If the blocked field radius in any direction is less than Req, the output factor and depth dose distribution would differ from those of the unblocked field. The output factor must be measured.
When is internal shielding needed and what does it consist of?
Internal shield are used to protect normal structures beyond the target volume for treatments such as lip, buccal mucosa, and eyelid lesions.

Internal shields consist of varying thickness of lead, encased in a low atomic material which helps to dissipate the effect of electron backscatter.

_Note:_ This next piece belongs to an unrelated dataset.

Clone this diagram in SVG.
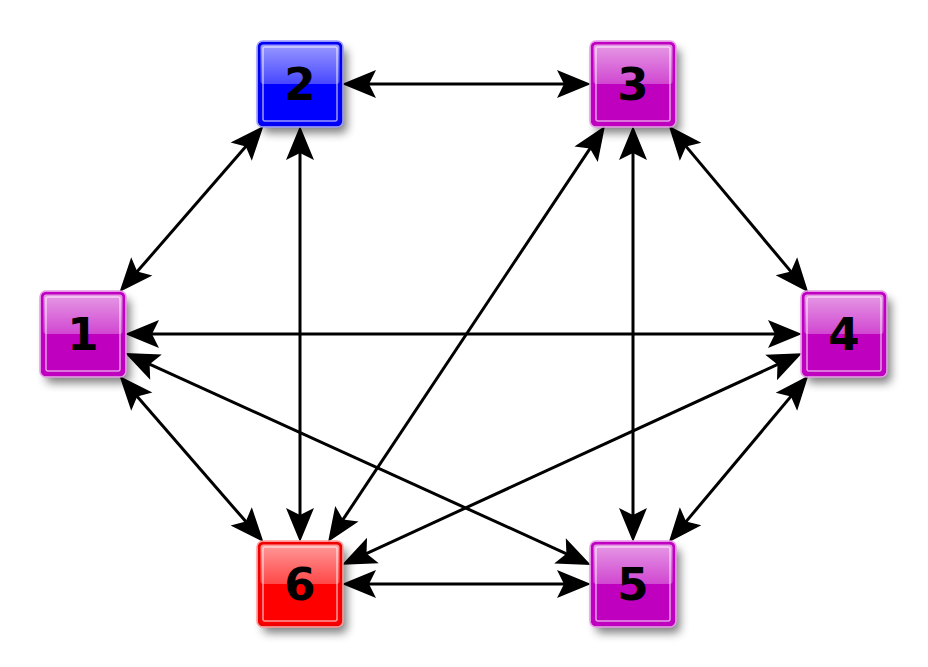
<svg xmlns="http://www.w3.org/2000/svg" width="928" height="667" viewBox="0 0 928 667">
<style>
.edge{stroke:#000;stroke-width:3;fill:none;marker-start:url(#ah);marker-end:url(#ah)}
.lbl{font-family:"DejaVu Sans",sans-serif;font-weight:bold;font-size:45px;text-anchor:middle;fill:#000}
.shadow{fill:#000;opacity:0.5;filter:url(#blur)}
.gloss{fill:url(#gl)}
.inner{fill:none;stroke:#fff;stroke-opacity:0.6;stroke-width:1.5}
.ring{fill:none;stroke-width:1.5}
.m .base{fill:#bf00bf;stroke:#c000c0;stroke-width:3}
.m .ring{stroke:#e89ae8}
.b .base{fill:#0000ff;stroke:#0000f0;stroke-width:3}
.b .ring{stroke:#9a9aff}
.r .base{fill:#ff0000;stroke:#f00000;stroke-width:3}
.r .ring{stroke:#ff9a9a}
</style>
<defs>
<filter id="blur" x="-40%" y="-40%" width="180%" height="180%"><feGaussianBlur stdDeviation="5"/></filter>
<linearGradient id="gl" x1="0" y1="0" x2="0" y2="1">
<stop offset="0" stop-color="#fff" stop-opacity="0.6"/>
<stop offset="1" stop-color="#fff" stop-opacity="0.28"/>
</linearGradient>
<marker id="ah" viewBox="0 0 34 28" refX="9" refY="14" markerWidth="34" markerHeight="28" markerUnits="userSpaceOnUse" orient="auto-start-reverse" overflow="visible">
<path d="M34,14 L0,0 L7,14 L0,28 z" fill="#000"/>
</marker>
</defs>
<g id="connectors">
<line class="edge" x1="367" y1="84" x2="566" y2="84"/>
<line class="edge" x1="367" y1="584" x2="566" y2="584"/>
<line class="edge" x1="150" y1="334" x2="777" y2="334"/>
<line class="edge" x1="300" y1="151" x2="300" y2="517"/>
<line class="edge" x1="633" y1="151" x2="633" y2="517"/>
<line class="edge" x1="247.1" y1="144.9" x2="135.9" y2="273.1"/>
<line class="edge" x1="684.8" y1="144.9" x2="792.2" y2="273.1"/>
<line class="edge" x1="792.2" y1="394.9" x2="684.8" y2="523.1"/>
<line class="edge" x1="135.9" y1="394.9" x2="247.1" y2="523.1"/>
<line class="edge" x1="591.1" y1="146.8" x2="341.9" y2="521.2"/>
<line class="edge" x1="147.8" y1="363.4" x2="568.2" y2="554.6"/>
<line class="edge" x1="779.3" y1="363.7" x2="364.7" y2="554.3"/>
</g>
<g id="node1" class="m" transform="translate(83,334)">
<rect class="shadow" x="-37" y="-35" width="84" height="84" rx="5"/>
<rect class="base" x="-41" y="-41" width="82" height="82" rx="4"/>
<rect class="gloss" x="-39.5" y="-39.5" width="79" height="39.5" rx="3"/>
<rect class="ring" x="-43" y="-43" width="86" height="86" rx="6"/>
<rect class="inner" x="-37" y="-37" width="74" height="74" rx="2"/>
<text class="lbl" x="0" y="16">1</text>
</g>
<g id="node2" class="b" transform="translate(300,84)">
<rect class="shadow" x="-37" y="-35" width="84" height="84" rx="5"/>
<rect class="base" x="-41" y="-41" width="82" height="82" rx="4"/>
<rect class="gloss" x="-39.5" y="-39.5" width="79" height="39.5" rx="3"/>
<rect class="ring" x="-43" y="-43" width="86" height="86" rx="6"/>
<rect class="inner" x="-37" y="-37" width="74" height="74" rx="2"/>
<text class="lbl" x="0" y="16">2</text>
</g>
<g id="node3" class="m" transform="translate(633,84)">
<rect class="shadow" x="-37" y="-35" width="84" height="84" rx="5"/>
<rect class="base" x="-41" y="-41" width="82" height="82" rx="4"/>
<rect class="gloss" x="-39.5" y="-39.5" width="79" height="39.5" rx="3"/>
<rect class="ring" x="-43" y="-43" width="86" height="86" rx="6"/>
<rect class="inner" x="-37" y="-37" width="74" height="74" rx="2"/>
<text class="lbl" x="0" y="16">3</text>
</g>
<g id="node4" class="m" transform="translate(844,334)">
<rect class="shadow" x="-37" y="-35" width="84" height="84" rx="5"/>
<rect class="base" x="-41" y="-41" width="82" height="82" rx="4"/>
<rect class="gloss" x="-39.5" y="-39.5" width="79" height="39.5" rx="3"/>
<rect class="ring" x="-43" y="-43" width="86" height="86" rx="6"/>
<rect class="inner" x="-37" y="-37" width="74" height="74" rx="2"/>
<text class="lbl" x="0" y="16">4</text>
</g>
<g id="node5" class="m" transform="translate(633,584)">
<rect class="shadow" x="-37" y="-35" width="84" height="84" rx="5"/>
<rect class="base" x="-41" y="-41" width="82" height="82" rx="4"/>
<rect class="gloss" x="-39.5" y="-39.5" width="79" height="39.5" rx="3"/>
<rect class="ring" x="-43" y="-43" width="86" height="86" rx="6"/>
<rect class="inner" x="-37" y="-37" width="74" height="74" rx="2"/>
<text class="lbl" x="0" y="16">5</text>
</g>
<g id="node6" class="r" transform="translate(300,584)">
<rect class="shadow" x="-37" y="-35" width="84" height="84" rx="5"/>
<rect class="base" x="-41" y="-41" width="82" height="82" rx="4"/>
<rect class="gloss" x="-39.5" y="-39.5" width="79" height="39.5" rx="3"/>
<rect class="ring" x="-43" y="-43" width="86" height="86" rx="6"/>
<rect class="inner" x="-37" y="-37" width="74" height="74" rx="2"/>
<text class="lbl" x="0" y="16">6</text>
</g>
</svg>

The thickness of lead required to block the electrons is approximately E/2
What are the benefits of external surface shielding when treating with electrons?
External shielding help defines the field edge and blocks primary electrons.
When is electron arc therapy used?
Electron arch therapy is most suited for treating superficial volumes that follow curved surfaces such as the chest wall, ribs, and entire limbs.
What are the elements of tx planning with electrons?
The elements of TX planning with electrons are choice of:

- Beam energy
- Field size
- Isocenter
- Field Shaping
- Isodose distribution
Explain total skin electron therapy.
Electrons in the energy range of 2 to 9 MeV have been found useful for treating superficial lesions covering large areas of the body, such as mycosis fungoides and other cutaneous lymphomas.

Superficial skin lesion extending to about 1 cm depth can be effectively treated without exceeding bone marrow tolerance.
What algorithm is used in electron beams? What are the benefits?
Pencil beam algorithms based on multiple scattering theories are most commonly used for electron beam treatment planning. This method allows for pixel-by-pixel calculation of heterogeneity correction.